コンチネンタルからイースタングリップ寄りにズラしていくと、ある瞬間、俄然、前で打ちやすくなるポイントが生まれるはずです。
この形なら肘が腰に当たらないよう空間ができていて、体の正面でも自然と腕が前に出せるはずです。
そもそも時間がない中でグリップチェンジは難しいです。
ですが、どうしても正面が苦手な場合、基本グリップを少し厚く持ちように変えて、バックは両手で処理する形にすることもできます。


また相手がネットよりやや下から打ち上げて来る場合は、右腰は狙いにくく、右肩周辺に来る可能性が高いです。
こうなると、グリップを厚く握り変えながら体を沈め、フォアでヤマ張りするのもありではないでしょうか。
ウエスタングリップ、いわゆるパンケーキグリップで打つ「スコーピオン」は、この理屈です。

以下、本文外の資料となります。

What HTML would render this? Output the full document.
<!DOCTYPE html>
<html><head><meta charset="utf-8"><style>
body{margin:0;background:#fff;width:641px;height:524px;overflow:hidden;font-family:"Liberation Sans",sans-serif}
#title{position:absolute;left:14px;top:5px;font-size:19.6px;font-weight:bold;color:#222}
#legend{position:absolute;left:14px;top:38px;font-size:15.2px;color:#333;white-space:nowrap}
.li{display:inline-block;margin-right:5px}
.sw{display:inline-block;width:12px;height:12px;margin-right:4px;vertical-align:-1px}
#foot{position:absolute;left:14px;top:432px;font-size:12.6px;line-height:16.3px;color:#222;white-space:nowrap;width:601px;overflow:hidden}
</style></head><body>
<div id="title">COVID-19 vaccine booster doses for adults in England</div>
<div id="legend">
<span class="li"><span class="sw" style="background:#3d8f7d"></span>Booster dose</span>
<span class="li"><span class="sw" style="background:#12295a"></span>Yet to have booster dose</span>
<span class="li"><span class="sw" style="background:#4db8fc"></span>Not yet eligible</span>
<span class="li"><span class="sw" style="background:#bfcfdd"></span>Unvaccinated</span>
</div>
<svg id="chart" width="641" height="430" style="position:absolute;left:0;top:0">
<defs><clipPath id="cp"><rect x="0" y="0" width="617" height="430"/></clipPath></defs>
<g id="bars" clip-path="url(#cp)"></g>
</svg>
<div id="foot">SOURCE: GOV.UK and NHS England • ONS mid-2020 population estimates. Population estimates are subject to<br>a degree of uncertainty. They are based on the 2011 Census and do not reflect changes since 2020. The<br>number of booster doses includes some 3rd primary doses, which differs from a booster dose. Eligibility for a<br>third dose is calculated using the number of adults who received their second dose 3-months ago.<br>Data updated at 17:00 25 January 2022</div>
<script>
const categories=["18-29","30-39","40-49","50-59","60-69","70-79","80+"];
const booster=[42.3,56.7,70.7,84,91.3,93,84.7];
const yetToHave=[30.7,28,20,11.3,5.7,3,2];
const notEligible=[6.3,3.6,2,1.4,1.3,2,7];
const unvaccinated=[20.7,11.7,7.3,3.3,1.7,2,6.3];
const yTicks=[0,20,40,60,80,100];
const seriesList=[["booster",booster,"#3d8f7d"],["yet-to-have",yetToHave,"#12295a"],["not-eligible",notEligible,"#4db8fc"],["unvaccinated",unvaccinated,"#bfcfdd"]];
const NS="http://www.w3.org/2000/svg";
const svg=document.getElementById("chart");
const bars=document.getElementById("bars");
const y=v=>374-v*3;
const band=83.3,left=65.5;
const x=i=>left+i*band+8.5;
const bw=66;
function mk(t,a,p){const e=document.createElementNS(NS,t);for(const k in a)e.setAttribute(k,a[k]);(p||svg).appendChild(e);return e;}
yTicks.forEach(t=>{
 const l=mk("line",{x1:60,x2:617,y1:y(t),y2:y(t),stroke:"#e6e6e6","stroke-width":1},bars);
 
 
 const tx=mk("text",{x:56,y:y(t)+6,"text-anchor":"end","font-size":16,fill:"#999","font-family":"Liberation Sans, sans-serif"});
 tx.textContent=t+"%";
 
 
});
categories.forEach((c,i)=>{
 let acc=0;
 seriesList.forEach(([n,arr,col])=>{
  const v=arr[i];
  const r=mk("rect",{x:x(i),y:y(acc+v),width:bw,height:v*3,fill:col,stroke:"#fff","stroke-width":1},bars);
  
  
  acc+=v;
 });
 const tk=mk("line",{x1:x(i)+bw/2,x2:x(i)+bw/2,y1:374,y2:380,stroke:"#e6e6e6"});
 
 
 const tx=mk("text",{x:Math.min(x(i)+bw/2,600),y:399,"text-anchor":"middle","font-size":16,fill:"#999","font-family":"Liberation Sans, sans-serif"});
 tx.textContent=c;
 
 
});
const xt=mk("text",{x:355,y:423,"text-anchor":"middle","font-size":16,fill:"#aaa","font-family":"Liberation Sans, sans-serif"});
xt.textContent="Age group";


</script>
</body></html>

バック側に来れば、フォアと同じフェース面でを打ちます。これが「トマホーク」です。

ヤマを張る分、読みが外れた時のリスクはあります。ですが体より近い部分は圧倒的に力を入れやすくなります。
日本の方には馴染のある「軟式ボレー」スタイルなら、「チキンウィング」の心配は、ほぼ皆無となります。
大事なのはリラックス
体の正面に速いボールを打たれると無意識の恐怖心からか、体が硬くなって余計に伸び上がるような姿勢になりがちです。
素早くパドルを動かすには、とにかく変な力みをなくして、ゆったりと構えることが大事です。
腕をチキンのような形にするのではなく、心に羽根が付いたかのように、スピードボールも軽~く受け流したいものですね。